Sometimes I look at the search terms people use to find my website. I usually find that it’s a mistake. It makes me want to search through all my posts for that particular phrase, which maybe I used, but I don’t think so? Because it’s not in my vernacular? I remember once many years ago when I was teaching in a different district, a parent accused me of saying something to their child that would have been (1) incredibly inappropriate (if I had actually said it, which I didn’t) and (2) grammatically incorrect (which is why I knew I had never said it). In fact, I was fairly sure I knew which kid had said it (a second-language learner…hence the grammar issue), but all they really wanted was an apology for something I’d never said. I tried to explain why I wouldn’t have said it, but the parents weren’t having it, weren’t understanding the grammar part. Whatever. Sometimes the hardest part of my job is dealing with parental expectations…for me and for their student and for the world in general.
So after a perfectly delightful meeting at a quilt store to drop off a cat quilt and (honestly) buy some more fabric because I needed stuff for the bathtub (in the quilt…not the one the dog and cats were in), I made it to the gym and home, mostly exhausted, but with a post-it-note list of things I had to do for school. Post this, print that, and then magically come up with shit for kids to do who for some inexplicable reason can’t be in the classroom with all the other kids. Pain in my ass. Because the stuff we’re doing isn’t actually do-it-alone stuff. I still teach, people. I put a lot of stuff online, yes, but it’s only after listening to me and watching me and asking me questions that kids are doing some of the online stuff. They aren’t good readers, in general, and I act out processes and they listen (well, mostly) as part of their understanding.

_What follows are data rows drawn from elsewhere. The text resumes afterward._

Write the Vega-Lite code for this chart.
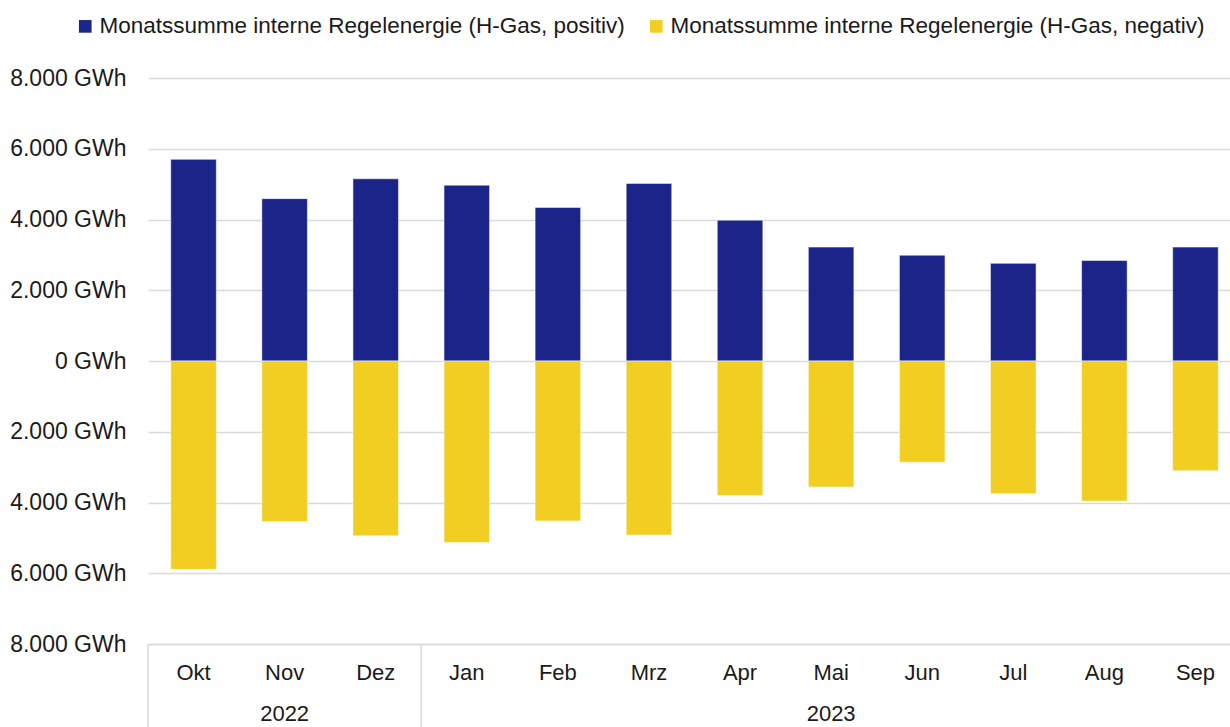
{
  "$schema": "https://vega.github.io/schema/vega-lite/v6.json",
  "autosize": {"type": "none"},
  "width": 1093,
  "height": 566,
  "padding": {"left": 148, "top": 78, "right": 0, "bottom": 83},
  "background": "white",
  "config": {
    "font": "Liberation Sans",
    "view": {"stroke": null},
    "axis": {"labelFont": "Liberation Sans", "labelColor": "#1a1a1a"}
  },
  "datasets": {
    "bars": [
      {"monat": "Okt", "serie": "Monatssumme interne Regelenergie (H-Gas, positiv)", "wert": 5700},
      {"monat": "Nov", "serie": "Monatssumme interne Regelenergie (H-Gas, positiv)", "wert": 4590},
      {"monat": "Dez", "serie": "Monatssumme interne Regelenergie (H-Gas, positiv)", "wert": 5150},
      {"monat": "Jan", "serie": "Monatssumme interne Regelenergie (H-Gas, positiv)", "wert": 4970},
      {"monat": "Feb", "serie": "Monatssumme interne Regelenergie (H-Gas, positiv)", "wert": 4340},
      {"monat": "Mrz", "serie": "Monatssumme interne Regelenergie (H-Gas, positiv)", "wert": 5020},
      {"monat": "Apr", "serie": "Monatssumme interne Regelenergie (H-Gas, positiv)", "wert": 3980},
      {"monat": "Mai", "serie": "Monatssumme interne Regelenergie (H-Gas, positiv)", "wert": 3220},
      {"monat": "Jun", "serie": "Monatssumme interne Regelenergie (H-Gas, positiv)", "wert": 2990},
      {"monat": "Jul", "serie": "Monatssumme interne Regelenergie (H-Gas, positiv)", "wert": 2760},
      {"monat": "Aug", "serie": "Monatssumme interne Regelenergie (H-Gas, positiv)", "wert": 2840},
      {"monat": "Sep", "serie": "Monatssumme interne Regelenergie (H-Gas, positiv)", "wert": 3220},
      {"monat": "Okt", "serie": "Monatssumme interne Regelenergie (H-Gas, negativ)", "wert": -5890},
      {"monat": "Nov", "serie": "Monatssumme interne Regelenergie (H-Gas, negativ)", "wert": -4540},
      {"monat": "Dez", "serie": "Monatssumme interne Regelenergie (H-Gas, negativ)", "wert": -4940},
      {"monat": "Jan", "serie": "Monatssumme interne Regelenergie (H-Gas, negativ)", "wert": -5130},
      {"monat": "Feb", "serie": "Monatssumme interne Regelenergie (H-Gas, negativ)", "wert": -4520},
      {"monat": "Mrz", "serie": "Monatssumme interne Regelenergie (H-Gas, negativ)", "wert": -4920},
      {"monat": "Apr", "serie": "Monatssumme interne Regelenergie (H-Gas, negativ)", "wert": -3800},
      {"monat": "Mai", "serie": "Monatssumme interne Regelenergie (H-Gas, negativ)", "wert": -3560},
      {"monat": "Jun", "serie": "Monatssumme interne Regelenergie (H-Gas, negativ)", "wert": -2860},
      {"monat": "Jul", "serie": "Monatssumme interne Regelenergie (H-Gas, negativ)", "wert": -3750},
      {"monat": "Aug", "serie": "Monatssumme interne Regelenergie (H-Gas, negativ)", "wert": -3960},
      {"monat": "Sep", "serie": "Monatssumme interne Regelenergie (H-Gas, negativ)", "wert": -3100}
    ],
    "jahre": [
      {"monat": "Nov", "jahr": "2022"},
      {"monat": "Mai", "jahr": "2023"}
    ],
    "trenner": [
      {"monat": "Okt"},
      {"monat": "Jan"}
    ]
  },
  "layer": [
    {
      "data": {"name": "bars"},
      "mark": {"type": "bar", "width": {"band": 0.5}, "stroke": "#ffffff", "strokeOpacity": 0.5, "strokeWidth": 1},
      "encoding": {
        "x": {
          "field": "monat", "type": "ordinal",
          "sort": ["Okt","Nov","Dez","Jan","Feb","Mrz","Apr","Mai","Jun","Jul","Aug","Sep"],
          "scale": {"paddingInner": 0, "paddingOuter": 0},
          "axis": {"title": null, "ticks": false, "domainColor": "#d9d9d9", "domainWidth": 1.5, "labelFontSize": 22, "labelPadding": 18, "labelAngle": 0}
        },
        "y": {
          "field": "wert", "type": "quantitative", "stack": null,
          "scale": {"domain": [-8000, 8000], "nice": false},
          "axis": {
            "title": null, "values": [-8000,-6000,-4000,-2000,0,2000,4000,6000,8000],
            "labelExpr": "replace(format(abs(datum.value), ',.0f'), ',', '.') + ' GWh'",
            "domain": false, "ticks": false, "gridColor": "#d9d9d9", "gridWidth": 1.5,
            "labelFontSize": 23, "labelPadding": 22
          }
        },
        "color": {
          "field": "serie", "type": "nominal",
          "scale": {
            "domain": ["Monatssumme interne Regelenergie (H-Gas, positiv)", "Monatssumme interne Regelenergie (H-Gas, negativ)"],
            "range": ["#1a2489", "#f2cd22"]
          },
          "legend": {
            "title": null, "orient": "none", "direction": "horizontal",
            "legendX": -74, "legendY": -63,
            "symbolType": "square", "symbolSize": 160, "symbolStrokeWidth": 0,
            "labelFontSize": 22.5, "labelColor": "#1a1a1a", "labelLimit": 800, "labelOffset": 3,
            "columnPadding": 20
          }
        }
      }
    },
    {
      "data": {"name": "jahre"},
      "mark": {"type": "text", "fontSize": 22, "color": "#1a1a1a", "baseline": "middle", "dy": 70},
      "encoding": {
        "x": {"field": "monat", "type": "ordinal", "sort": ["Okt","Nov","Dez","Jan","Feb","Mrz","Apr","Mai","Jun","Jul","Aug","Sep"]},
        "y": {"datum": -8000},
        "text": {"field": "jahr"}
      }
    },
    {
      "data": {"name": "trenner"},
      "mark": {"type": "rule", "color": "#d9d9d9", "strokeWidth": 1.5, "clip": false},
      "encoding": {
        "x": {"field": "monat", "type": "ordinal", "bandPosition": 0, "sort": ["Okt","Nov","Dez","Jan","Feb","Mrz","Apr","Mai","Jun","Jul","Aug","Sep"]},
        "y": {"datum": -8000},
        "y2": {"datum": -10500}
      }
    }
  ]
}
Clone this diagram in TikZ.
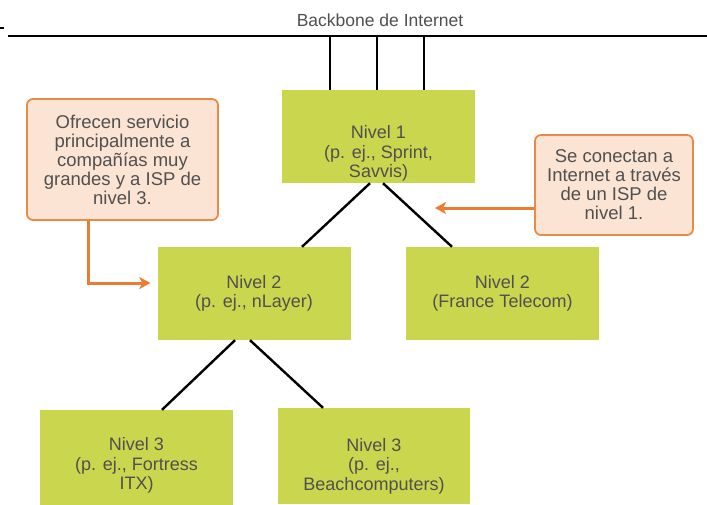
\documentclass[tikz,border=0pt]{standalone}
\usepackage{fontspec}
\setmainfont{Liberation Sans}
\usetikzlibrary{arrows.meta}
\definecolor{tiergreen}{RGB}{202,214,78}
\definecolor{calfill}{RGB}{252,228,212}
\definecolor{calborder}{RGB}{230,140,72}
\definecolor{arrorange}{RGB}{236,124,52}
\definecolor{txtgrey}{RGB}{80,80,80}
\tikzset{
  tier/.style={rectangle, fill=tiergreen, draw=none, minimum width=193pt, minimum height=93pt,
    align=center, text=txtgrey, font=\fontsize{18}{19.5}\selectfont, inner sep=0pt},
  callout/.style={rectangle, rounded corners=6pt, fill=calfill, draw=calborder, line width=1.8pt,
    align=center, text=txtgrey, font=\fontsize{18.5}{19}\selectfont, inner sep=0pt},
  link/.style={line width=2.4pt, black},
  oarrow/.style={line width=3pt, arrorange, -{Stealth[length=11pt,width=12pt,inset=3pt]}},
}
\begin{document}
\begin{tikzpicture}[x=1pt,y=-1pt]
\useasboundingbox[fill=white] (0,0) rectangle (707,504);
% small mark at top-left
\draw[line width=2pt] (0,28) -- (4,28);
% backbone
\coordinate (bbL) at (8,36);
\coordinate (bbR) at (707,36);
\draw[link, line width=2.6pt] (bbL) -- (bbR);
\node[text=txtgrey, font=\fontsize{17.5}{19}\selectfont] (bbtext) at (380,20) {Backbone de Internet};

% tiers
\node[tier] (t1) at (378.5,136.5) {\\[28pt]Nivel 1\\(p. ej., Sprint,\\Savvis)};
\node[tier] (t2a) at (254,293.5) {Nivel 2\\(p. ej., nLayer)};
\node[tier] (t2b) at (502.5,293.5) {Nivel 2\\(France Telecom)};
\node[tier, minimum height=96pt] (t3a) at (136.5,458) {\\[9pt]Nivel 3\\(p. ej., Fortress\\ITX)};
\node[tier, minimum width=192pt, minimum height=96pt] (t3b) at (374,456) {\\[14pt]Nivel 3\\(p. ej.,\\Beachcomputers)};

% backbone drops
\foreach \dx in {-48.5,-1.5,45.5}
  \draw[link] ([xshift=\dx pt]t1.north) -- ([xshift=\dx pt]t1.north |- bbL);

% links
\draw[link] ([xshift=-8.5pt]t1.south) -- ([xshift=48pt]t2a.north);
\draw[link] ([xshift=4.5pt]t1.south) -- ([xshift=-50.5pt]t2b.north);
\draw[link] ([xshift=-19pt]t2a.south) -- ([xshift=25.5pt]t3a.north);
\draw[link] ([xshift=-4pt]t2a.south) -- ([xshift=-51pt]t3b.north);

% callouts
\node[callout, minimum width=191pt, minimum height=121pt] (cL) at (122.5,159.5)
  {Ofrecen servicio\\principalmente a\\compañías muy\\grandes y a ISP de\\nivel 3.};
\node[callout, minimum width=158pt, minimum height=100pt] (cR) at (614,185)
  {Se conectan a\\Internet a través\\de un ISP de\\nivel 1.};

\coordinate (rtip) at (435,208);
\draw[oarrow] ([xshift=-34.5pt]cL.south) |- ([xshift=-7pt,yshift=10.5pt]t2a.west);
\draw[oarrow] ([yshift=-23pt]cR.west) -- (rtip);
\end{tikzpicture}
\end{document}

So if I assign two articles and tell them to read and annotate, and then do this other assignment over here based on that…a ton of kids will just make shit up to avoid doing the reading. I had to make up a week’s worth of stuff for one kid. The other kid is leaving next week and won’t be back until January, and I know where he’s going and probably why, but can’t think of any job where you can just up and disappear for over 5 weeks and expect to still have a job when you get back. Meanwhile, I have to plan curriculum day by day through January, and I’ve barely got December under my belt. It would have been done, but my coteacher has been gone (good reason) and she and I have some coordinating to do.
All that, as far as I got (because I didn’t finish the kid who’s gone for a month) took until 9 PM, which is when I finally made dinner. And sat and ate it with a dog’s nose under my armpit (the house is cold). And then I should have finished grading Per 8’s tests and started grading Per 4’s journals, but I couldn’t. I just couldn’t. Too Many Hours on my job. I had a plan for what I was going to work on last night, and I didn’t get to any of it because of other people’s shit.
The only way to deal with that level of frustration is to make art. But I was really tired by then and felt like I should be cleaning out boychild’s room (his return gets closer every day, I hear), so all I did was sort the Wonder Under…
Yup. That’s some exciting art stuff there. The color! The interest! Eight boxes of Wonder Under, sorted by number. If I could just get my studio straightened out, I could start picking fabrics. Maybe that will be tonight. I just don’t know. I’m not holding out much hope.
I did wash the fabric I got yesterday, but did not even have the energy last night to pull it out and fold it…
I do love my new dryer though. It’s trés efficient. Yes, lots of grays and whites and a little black. I needed bathtub fabric. I also think I need a donut. That’s stress talking. Ironically, it’s the same stress that drags me to the gym. Whatever works.